Fresh water plumbing was tapped and routed to the exterior of this home as the source of water to irrigate the lawn and plants in the yard, via an underground sprinkler system. This is a normal practice for most home sprinkler systems in this area. Connecting  the freshwater system to the sprinkler plumbing, however,  provides the opportunity for water outside to re-enter the home’s freshwater plumbing,  allowing outside contaminants into the water supply. This can present a very serious health concern. To keep this from occurring, this system has a backflow preventer in place between the fresh water line and water in the sprinkler system. Some backflow preventers may be located inside a valve box in ground and not visible like this one, so it is important to know where yours is and what it looks like.
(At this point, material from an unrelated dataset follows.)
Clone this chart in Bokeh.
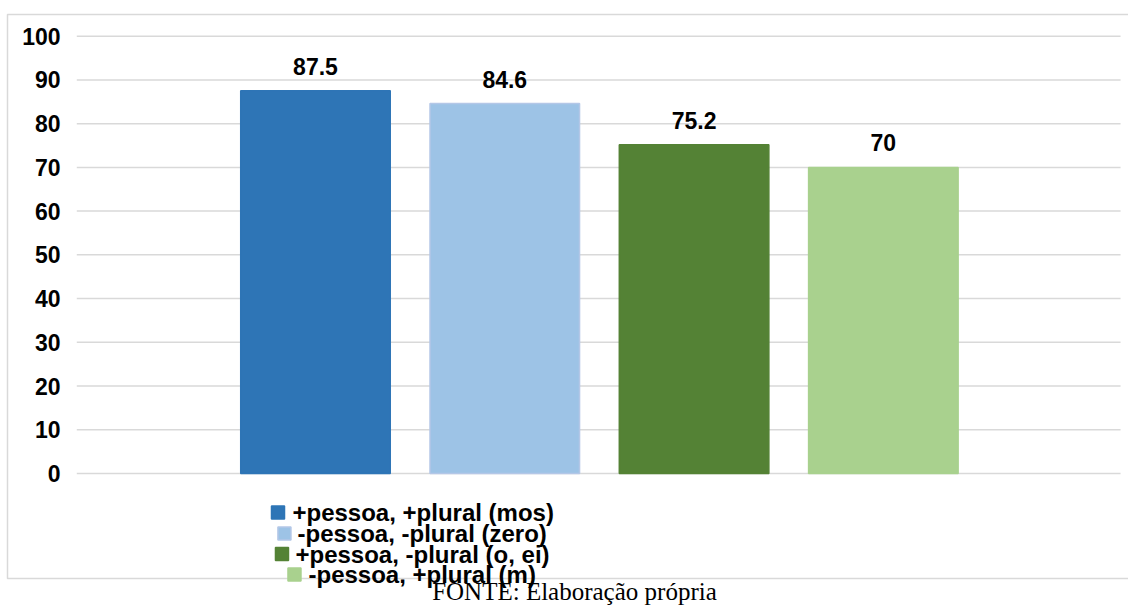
from bokeh.plotting import figure
from bokeh.models import Range1d, ColumnDataSource
from bokeh.core.properties import value
from bokeh.embed import file_html
from bokeh.resources import INLINE

# ---- data ----
categories = ["+pessoa, +plural (mos)", "-pessoa, -plural (zero)",
              "+pessoa, -plural (o, ei)", "-pessoa, +plural (m)"]
values = [87.5, 84.6, 75.2, 70]
colors = ["#2e75b6", "#9dc3e6", "#548235", "#a9d18e"]
edge_colors = ["#2e75b6", "#b4c7e7", "#548235", "#a9d18e"]
y_ticks = [0, 10, 20, 30, 40, 50, 60, 70, 80, 90, 100]
y_tick_labels = [str(t) for t in y_ticks]
source_note = "FONTE: Elaboração própria"

FONT = value("Liberation Sans")

p = figure(width=1128, height=607, output_backend="svg", toolbar_location=None,
           x_range=Range1d(-1.664, 4.295), y_range=Range1d(-30.64, 108.16),
           x_axis_type=None, y_axis_type=None,
           min_border_left=0, min_border_right=0, min_border_top=0, min_border_bottom=0)
p.outline_line_color = None
p.background_fill_color = "white"
p.border_fill_color = "white"

xs = list(range(len(values)))

# outer chart border
p.quad(left=[-1.627], right=[4.4], top=[104.96], bottom=[-24.01],
       fill_color=None, line_color="#d9d9d9", line_width=1.5)

# gridlines
p.segment(x0=[-1.261] * len(y_ticks), x1=[4.253] * len(y_ticks), y0=y_ticks, y1=y_ticks,
          line_color="#d9d9d9", line_width=1.5)

# y tick labels
p.text(x=[-1.347] * len(y_ticks), y=y_ticks, text=y_tick_labels, text_align="right",
       text_baseline="middle", text_font=FONT, text_font_style="bold",
       text_font_size="23px", text_color="black")

# bars
src = ColumnDataSource(dict(x=xs, top=values, color=colors, line=edge_colors,
                            lab=[f"{v:g}" for v in values]))
p.vbar(x="x", top="top", width=0.79, bottom=0, fill_color="color", line_color="line",
       line_width=1.5, source=src)

# value labels
p.text(x="x", y="top", text="lab", source=src, text_align="center", text_baseline="bottom",
       y_offset=-16, text_font=FONT, text_font_style="bold", text_font_size="23px",
       text_color="black")

# legend (manual, staggered as in original)
leg_y = [-8.92, -13.72, -18.41, -23.1]
sw_x = [-0.198, -0.164, -0.177, -0.111]
tx_x = [-0.1215, -0.0951, -0.1057, -0.037]
p.rect(x=sw_x, y=leg_y, width=13, height=13, width_units="screen", height_units="screen",
       fill_color=colors, line_color=edge_colors, line_width=1.5)
p.text(x=tx_x, y=leg_y, text=categories, text_align="left", text_baseline="middle",
       text_font=FONT, text_font_style="bold", text_font_size="24px", text_color="black")

# source note
p.text(x=[1.368], y=[-27.0], text=[source_note], text_align="center", text_baseline="middle",
       text_font=value("Liberation Serif"), text_font_size="25px", text_color="black")

open("out.html", "w").write(file_html(p, INLINE))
The problem discovered  during this home inspection is that this unit has become damaged, as you can see in the photo. If the system is not properly winterized and serviced,  damage like this can occur from freezing. It may also begin to leak, or show signs of wear over time. It is important to make sure if you have a sprinkler system to know what your backflow preventer looks like, where  it is located, and to check it frequently to make sure it is in good visual and working condition. If an issue develops with your system, or backflow preventer, make sure to have it repaired or replaced immediately by a qualified plumbing contractor or sprinkler service provider. If in doubt,  have your system inspected and tested to be sure.